As I’ve written before about this series, I think the mystery elements of The Fade Out
aren’t as important to creators Ed Brubaker and Sean Phillips as the emotional repercussions. The Fade Out
#11 feels pulled in both directions by these different story concerns. Charlie and Gil want to know what happened to Val and they want those involved in her death to pay, but the creators actually seem more invested in how these events affect the characters. For example, there is a lovely flashback that Charlie has about a time he went to a distraught Val, and they comforted each other by talking about past tragedies in their lives. It’s these moments that work the best in The Fade Out
Sean Phillips does a really fantastic job in The Fade Out
#11 drawing facial expressions. We really haven’t seen Val Sommers that much in the series (even though her death is the center of it all), but in Charlie’s flashback, Phillips draws her in a series of different moments that show both her emotional struggles and alluring beauty. In a different way, he shows how present-day Charlie is nearly out of his mind in pursuing Kamp. His wide-eyed expression gives us a sense that Charlies is not thinking rationally. Elizabeth Breitweiser again provides wonderful colors to the issue, tonally fleshing out the flashback quite differently from the story-present.

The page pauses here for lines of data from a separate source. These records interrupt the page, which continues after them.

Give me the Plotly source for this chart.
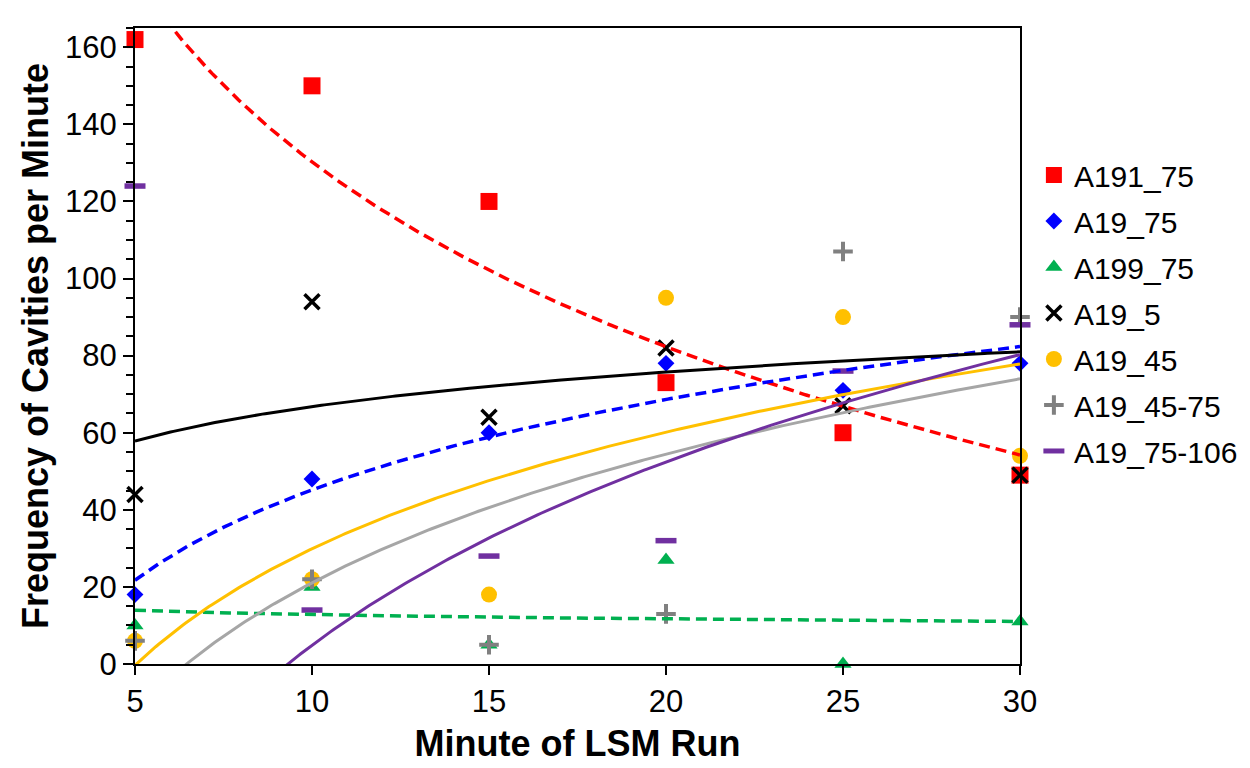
import numpy as np
import plotly.graph_objects as go

minutes = [5, 10, 15, 20, 25, 30]

a191_75 = [162, 150, 120, 73, 60, 49]
a19_75 = [18, 48, 60, 78, 71, 78]
a199_75 = [10, 20, 5, 27, 0, 11]
a19_5 = [44, 94, 64, 82, 67, 49]
a19_45 = [6, 22, 18, 95, 90, 54]
a19_45_75 = [6, 22, 5, 13, 107, 90]
a19_75_106 = [124, 14, 28, 32, 76, 88]

series_names = ["A191_75", "A19_75", "A199_75", "A19_5", "A19_45", "A19_45-75", "A19_75-106"]
series_values = [a191_75, a19_75, a199_75, a19_5, a19_45, a19_45_75, a19_75_106]
series_colors = ["#FF0000", "#0000FF", "#00B050", "#000000", "#FFC000", "#808080", "#7030A0"]
trend_colors = ["#FF0000", "#0000FF", "#00B050", "#000000", "#FFC000", "#A6A6A6", "#7030A0"]
trend_dash = ["11px,6px", "11px,6px", "11px,6px", "solid", "solid", "solid", "solid"]
trend_width = [3.5, 3.5, 3.5, 3, 3, 3, 3]
# which points enter each logarithmic trendline
trend_use = [
    [1, 1, 1, 1, 1, 1],
    [1, 1, 1, 1, 1, 1],
    [1, 1, 1, 1, 1, 1],
    [1, 1, 1, 1, 1, 0],
    [1, 1, 1, 1, 1, 1],
    [1, 1, 1, 1, 1, 1],
    [0, 1, 1, 1, 1, 1],
]

marker_styles = [
    dict(symbol="square", size=17, line=dict(width=0)),
    dict(symbol="diamond", size=13, line=dict(width=0)),
    dict(symbol="triangle-up", size=15, line=dict(width=0)),
    dict(symbol="x-thin", size=15, line=dict(width=3.5)),
    dict(symbol="circle", size=16, line=dict(width=0)),
    dict(symbol="cross-thin", size=14, line=dict(width=4)),
    dict(symbol="line-ew", size=15, line=dict(width=5.5)),
]

FONT = "Arial, Liberation Sans, sans-serif"

fig = go.Figure()

for name, vals, col, ms in zip(series_names, series_values, series_colors, marker_styles):
    m = dict(ms)
    m["color"] = col
    m["line"] = dict(ms["line"], color=col)
    fig.add_trace(go.Scatter(
        x=minutes, y=vals, mode="markers", name=name, marker=m,
        legendgroup=name, cliponaxis=False,
    ))

xs = np.linspace(min(minutes), max(minutes), 300)
for vals, col, dash, lw, use in zip(series_values, trend_colors, trend_dash, trend_width, trend_use):
    xx = np.array([x for x, u in zip(minutes, use) if u], dtype=float)
    yy = np.array([v for v, u in zip(vals, use) if u], dtype=float)
    b, a = np.polyfit(np.log(xx), yy, 1)
    fig.add_trace(go.Scatter(
        x=xs, y=a + b * np.log(xs), mode="lines", showlegend=False,
        line=dict(color=col, width=lw, dash=dash), hoverinfo="skip",
    ))

fig.update_layout(
    width=1242, height=760,
    paper_bgcolor="white", plot_bgcolor="white",
    margin=dict(l=127, r=230, t=20, b=104, autoexpand=False),
    font=dict(family=FONT, size=30, color="black"),
    showlegend=True,
    legend=dict(
        xref="container", yref="container",
        x=0.826, y=0.8145, xanchor="left", yanchor="top",
        font=dict(size=30, family=FONT, color="black"),
        tracegroupgap=4, itemwidth=30, bgcolor="rgba(0,0,0,0)",
    ),
    xaxis=dict(
        range=[5, 30], tickvals=minutes, ticks="outside", ticklen=9, tickwidth=2,
        tickcolor="black", showline=True, linecolor="black", linewidth=2, mirror=True,
        showgrid=False, zeroline=False,
        tickfont=dict(size=31, family=FONT),
        title=dict(text="<b>Minute of LSM Run</b>", font=dict(size=36, family=FONT), standoff=13),
    ),
    yaxis=dict(
        range=[0, 165], tickvals=[0, 20, 40, 60, 80, 100, 120, 140, 160], ticks="outside",
        ticklen=10, tickwidth=2, tickcolor="black",
        minor=dict(dtick=5, ticks="outside", ticklen=7, tickwidth=2, tickcolor="black"),
        showline=True, linecolor="black", linewidth=2, mirror=True,
        showgrid=False, zeroline=False,
        tickfont=dict(size=31, family=FONT),
        title=dict(text="<b>Frequency of Cavities per Minute</b>", font=dict(size=36, family=FONT), standoff=5),
    ),
)

fig.write_html("out.html")
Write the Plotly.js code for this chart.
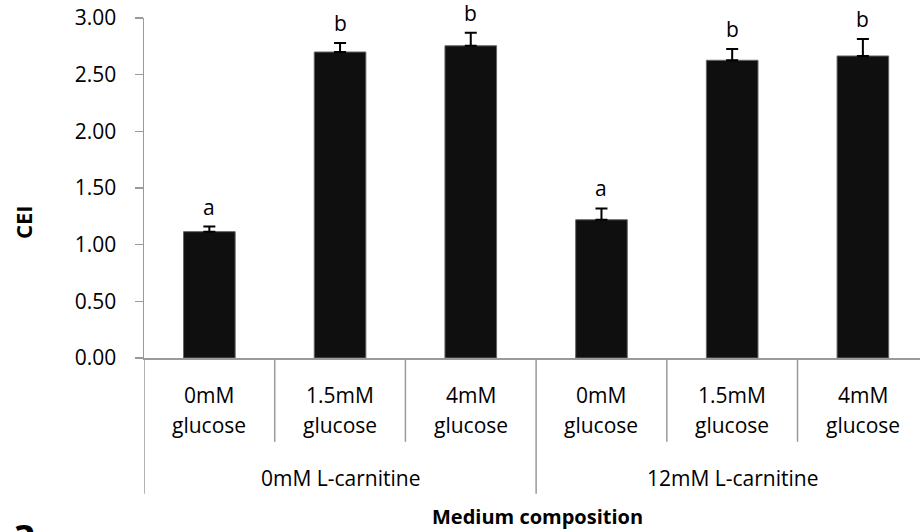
<!DOCTYPE html>
<html>
<head>
<meta charset="utf-8">
<script src="https://cdn.plot.ly/plotly-3.0.1.min.js"></script>
<style>html,body{margin:0;padding:0;background:#fff;}#chart{width:920px;height:532px;}</style>
</head>
<body>
<div id="chart"></div>
<script>
// ---- data ----
const glucoseLevels = ['0mM', '1.5mM', '4mM', '0mM', '1.5mM', '4mM'];
const glucoseWord = 'glucose';
const carnitineGroups = ['0mM L-carnitine', '12mM L-carnitine'];
const groupSize = 3;
const cei = [1.115, 2.70, 2.755, 1.22, 2.627, 2.665];
const ceiErr = [0.045, 0.08, 0.115, 0.10, 0.10, 0.15];
const sigLetters = ['a', 'b', 'b', 'a', 'b', 'b'];
const yTicks = [0, 0.5, 1, 1.5, 2, 2.5, 3];

const FONT = 'Open Sans, Noto Sans, sans-serif';
const idx = cei.map((_, i) => i);
const plotH = 532 - 17.5 - 173.7;
const plotW = 920 - 144;
const px2paper = p => -p / plotH;
const pxX = p => (p - 144) / plotW;

const annotations = [];
// significance letters
idx.forEach(i => annotations.push({
  x: i, y: cei[i] + ceiErr[i], xref: 'x', yref: 'y', text: sigLetters[i],
  showarrow: false, yanchor: 'bottom', yshift: 4,
  font: {family: FONT, size: 21, color: '#000'}
}));
// inner category labels
idx.forEach(i => {
  annotations.push({x: i, y: px2paper(53), xref: 'x', yref: 'paper', text: glucoseLevels[i],
    showarrow: false, yanchor: 'bottom', font: {family: FONT, size: 21, color: '#000'}});
  annotations.push({x: i, y: px2paper(53), xref: 'x', yref: 'paper', text: glucoseWord,
    showarrow: false, yanchor: 'top', yshift: 2, font: {family: FONT, size: 21, color: '#000'}});
});
// outer group labels
carnitineGroups.forEach((g, k) => annotations.push({
  x: k * groupSize + (groupSize - 1) / 2, y: px2paper(120), xref: 'x', yref: 'paper', text: g,
  showarrow: false, yanchor: 'middle', font: {family: FONT, size: 21, color: '#000'}
}));
// axis titles
annotations.push({x: pxX(537), y: px2paper(159), xref: 'paper', yref: 'paper', text: '<b>Medium composition</b>',
  showarrow: false, yanchor: 'middle', xanchor: 'center', font: {family: FONT, size: 20, color: '#000'}});
annotations.push({x: pxX(23), y: (358.3 - 222) / plotH, xref: 'paper', yref: 'paper', text: '<b>CEI</b>',
  showarrow: false, textangle: -90, xanchor: 'center', yanchor: 'middle',
  font: {family: FONT, size: 22, color: '#000'}});
// panel letter (cut off at bottom edge, as in the reference)
annotations.push({x: pxX(10), y: px2paper(144), xref: 'paper', yref: 'paper', text: '<b>a</b>',
  showarrow: false, xanchor: 'left', yanchor: 'top', font: {family: FONT, size: 40, color: '#000'}});

// separators
const shapes = [];
const sepColor = '#9a9a9a';
for (let b = 0; b <= cei.length; b++) {
  const outer = b % groupSize === 0;
  shapes.push({type: 'line', xref: 'x', yref: 'paper', x0: b - 0.5, x1: b - 0.5,
    y0: 0, y1: px2paper(outer ? 136 : 84), line: {color: sepColor, width: 1.5}});
}

const trace = {
  type: 'bar', x: idx, y: cei, width: 0.395,
  marker: {color: '#0f0f0f', line: {color: '#666', width: 1}},
  error_y: {type: 'data', symmetric: false, array: ceiErr, arrayminus: cei.map(() => 0),
    color: '#000', thickness: 2, width: 6},
  hoverinfo: 'none'
};

const layout = {
  width: 920, height: 532,
  margin: {l: 144, r: 0, t: 17.5, b: 173.7, pad: 0},
  paper_bgcolor: '#fff', plot_bgcolor: '#fff',
  showlegend: false,
  xaxis: {range: [-0.5, 5.437], showticklabels: false, ticks: '', showgrid: false, zeroline: false,
    showline: true, linecolor: sepColor, linewidth: 1.5, fixedrange: true},
  yaxis: {range: [0, 3], tickvals: yTicks, tickformat: '.2f', ticks: 'outside', ticklen: 8,
    tickcolor: sepColor, tickwidth: 1.5, showline: true, linecolor: sepColor, linewidth: 1.5,
    showgrid: false, zeroline: false, ticklabelstandoff: 14,
    tickfont: {family: FONT, size: 21, color: '#000'}, fixedrange: true},
  annotations: annotations,
  shapes: shapes
};

Plotly.newPlot('chart', [trace], layout, {displayModeBar: false, staticPlot: true});
</script>
</body>
</html>
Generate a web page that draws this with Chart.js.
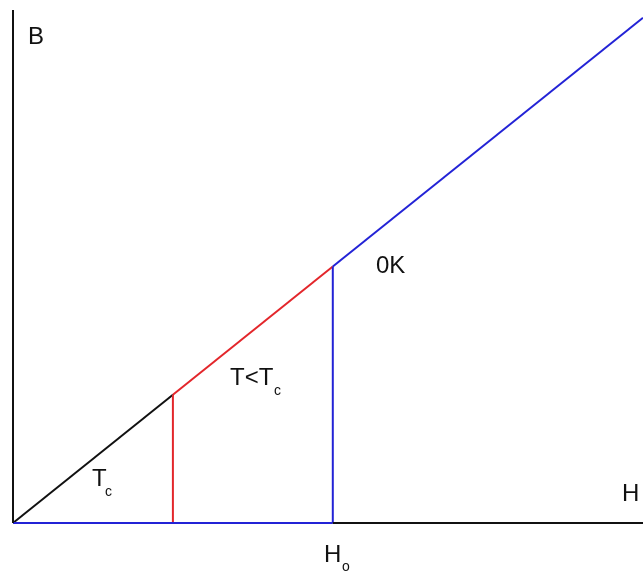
<!DOCTYPE html>
<html>
<head>
<meta charset="utf-8">
<title>B-H</title>
<script src="https://cdn.jsdelivr.net/npm/chart.js@4/dist/chart.umd.min.js"></script>
<style>
  html, body { margin: 0; padding: 0; background: #ffffff; }
  #wrap { width: 643px; height: 571px; }
</style>
</head>
<body>
<div id="wrap"><canvas id="bh-chart" width="643" height="571"></canvas></div>
<script>
// field values (H) where the curve changes: origin, Hc(T), H0, end of plot
const hPoints = [0, 0.5, 1, 1.97];
// induction B along the line B = H
const bPoints = [0, 0.5, 1, 1.97];
const hMax = 1.97;
const bMax = 2.0;

const BLACK = "#111111";
const RED = "#e3262b";
const BLUE = "#2323d6";

function seg(x0, y0, x1, y1) {
  return [{ x: x0, y: y0 }, { x: x1, y: y1 }];
}

function lineSet(points, color, width) {
  return {
    data: points,
    borderColor: color,
    borderWidth: width,
    pointRadius: 0,
    fill: false,
    tension: 0,
    clip: false,
  };
}

const datasets = [
  // axes
  lineSet(seg(0, 0, 0, bMax), BLACK, 2),
  lineSet(seg(hPoints[2], 0, hMax, 0), BLACK, 2),
  lineSet(seg(0, 0, hPoints[2], 0), BLUE, 2),
  // verticals at Hc(T) and H0
  lineSet(seg(hPoints[1], 0, hPoints[1], bPoints[1]), RED, 2),
  lineSet(seg(hPoints[2], 0, hPoints[2], bPoints[2]), BLUE, 2),
  // B = H branches
  lineSet(seg(hPoints[0], bPoints[0], hPoints[1], bPoints[1]), BLACK, 2),
  lineSet(seg(hPoints[1], bPoints[1], hPoints[2], bPoints[2]), RED, 2),
  lineSet(seg(hPoints[2], bPoints[2], hPoints[3], bPoints[3]), BLUE, 2),
];

// text labels: main part and optional subscript, placed in pixels
const labels = [
  { text: "B", x: 28, y: 44 },
  { text: "H", x: 622, y: 501 },
  { text: "H", x: 324, y: 562, sub: "o", sx: 342, sy: 571 },
  { text: "0K", x: 376, y: 273 },
  { text: "T<T", x: 230, y: 385, sub: "c", sx: 274, sy: 395 },
  { text: "T", x: 92, y: 486, sub: "c", sx: 105, sy: 496 },
];

const labelPlugin = {
  id: "labels",
  afterDraw(chart) {
    const ctx = chart.ctx;
    ctx.save();
    ctx.fillStyle = "#111111";
    ctx.textBaseline = "alphabetic";
    ctx.textAlign = "left";
    labels.forEach((l) => {
      ctx.font = "24px 'Liberation Sans', Arial, sans-serif";
      ctx.fillText(l.text, l.x, l.y);
      if (l.sub) {
        ctx.font = "14px 'Liberation Sans', Arial, sans-serif";
        ctx.fillText(l.sub, l.sx, l.sy);
      }
    });
    ctx.restore();
  },
};

new Chart(document.getElementById("bh-chart"), {
  type: "line",
  data: { datasets: datasets },
  options: {
    responsive: false,
    animation: false,
    layout: { padding: { left: 13, top: 10, right: 0, bottom: 48 } },
    plugins: {
      legend: { display: false },
      tooltip: { enabled: false },
    },
    scales: {
      x: { type: "linear", min: 0, max: hMax, display: false },
      y: { type: "linear", min: 0, max: bMax, display: false },
    },
  },
  plugins: [labelPlugin],
});
</script>
</body>
</html>
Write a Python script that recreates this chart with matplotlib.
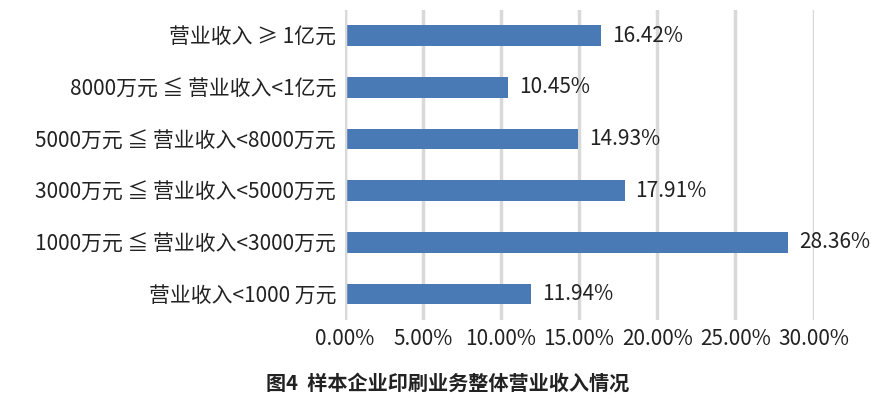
import matplotlib
matplotlib.use("Agg")
import matplotlib.pyplot as plt
from matplotlib.ticker import FuncFormatter

plt.rcParams['font.family'] = ['Noto Sans CJK SC', 'DejaVu Sans']

categories = ["营业收入<1000 万元", "1000万元 ≦ 营业收入<3000万元", "3000万元 ≦ 营业收入<5000万元",
              "5000万元 ≦ 营业收入<8000万元", "8000万元 ≦ 营业收入<1亿元", "营业收入 ≥ 1亿元"]
values = [11.94, 28.36, 17.91, 14.93, 10.45, 16.42]
title = "图4  样本企业印刷业务整体营业收入情况"

fs = 15
fig = plt.figure(figsize=(8.95, 4.08), dpi=100)
ax = fig.add_axes([0.385, 0.216, 0.524, 0.76])
ax.barh(range(len(values)), values, height=0.4, color="#4a7ab5", zorder=3)
for i, v in enumerate(values):
    ax.text(v + 0.7, i, f"{v:.2f}%", va="center", ha="left", fontsize=fs, color="#222222")
ax.set_yticks(range(len(values)))
ax.set_yticklabels(categories, fontsize=fs, color="#222222")
ax.set_xlim(0, 30)
ax.set_ylim(-0.5, 5.5)
ax.set_xticks([0, 5, 10, 15, 20, 25, 30])
ax.xaxis.set_major_formatter(FuncFormatter(lambda x, p: f"{x:.2f}%"))
ax.tick_params(axis='x', labelsize=fs, colors="#222222", length=0, pad=6)
ax.tick_params(axis='y', length=0, pad=6)
ax.grid(axis='x', color="#d9d9d9", linewidth=2.5, zorder=0)
for s in ax.spines.values():
    s.set_visible(False)
ax.axvline(0, color="#d9d9d9", linewidth=2.5, zorder=4)
fig.text(0.5, 0.06, title, ha="center", va="center", fontsize=14.5, fontweight="bold", color="#222222")
fig.savefig("out.png", dpi=100)
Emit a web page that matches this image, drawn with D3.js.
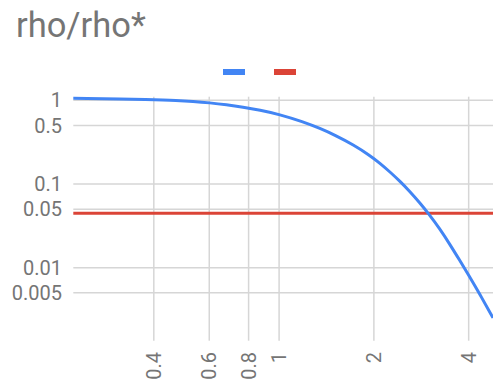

It’s sometimes hard to match expectations of a work of art/entertainment with the work itself. This comes to mind when discussing The Fade Out
#11. Most of my critiques come from the fact that this is one of the last issues and there are still many questions that this issue doesn’t satisfy. However, many aspects of The Fade Out
#11 work quite nicely. I like how Charlie and Gil don’t really end up as heroes. They are simply writers who end up realizing that they are not qualified for detective work even if they write detective stories. They get in over their heads and have to flee quickly, though not without some repercussions that I imagine will be explored in the next issue.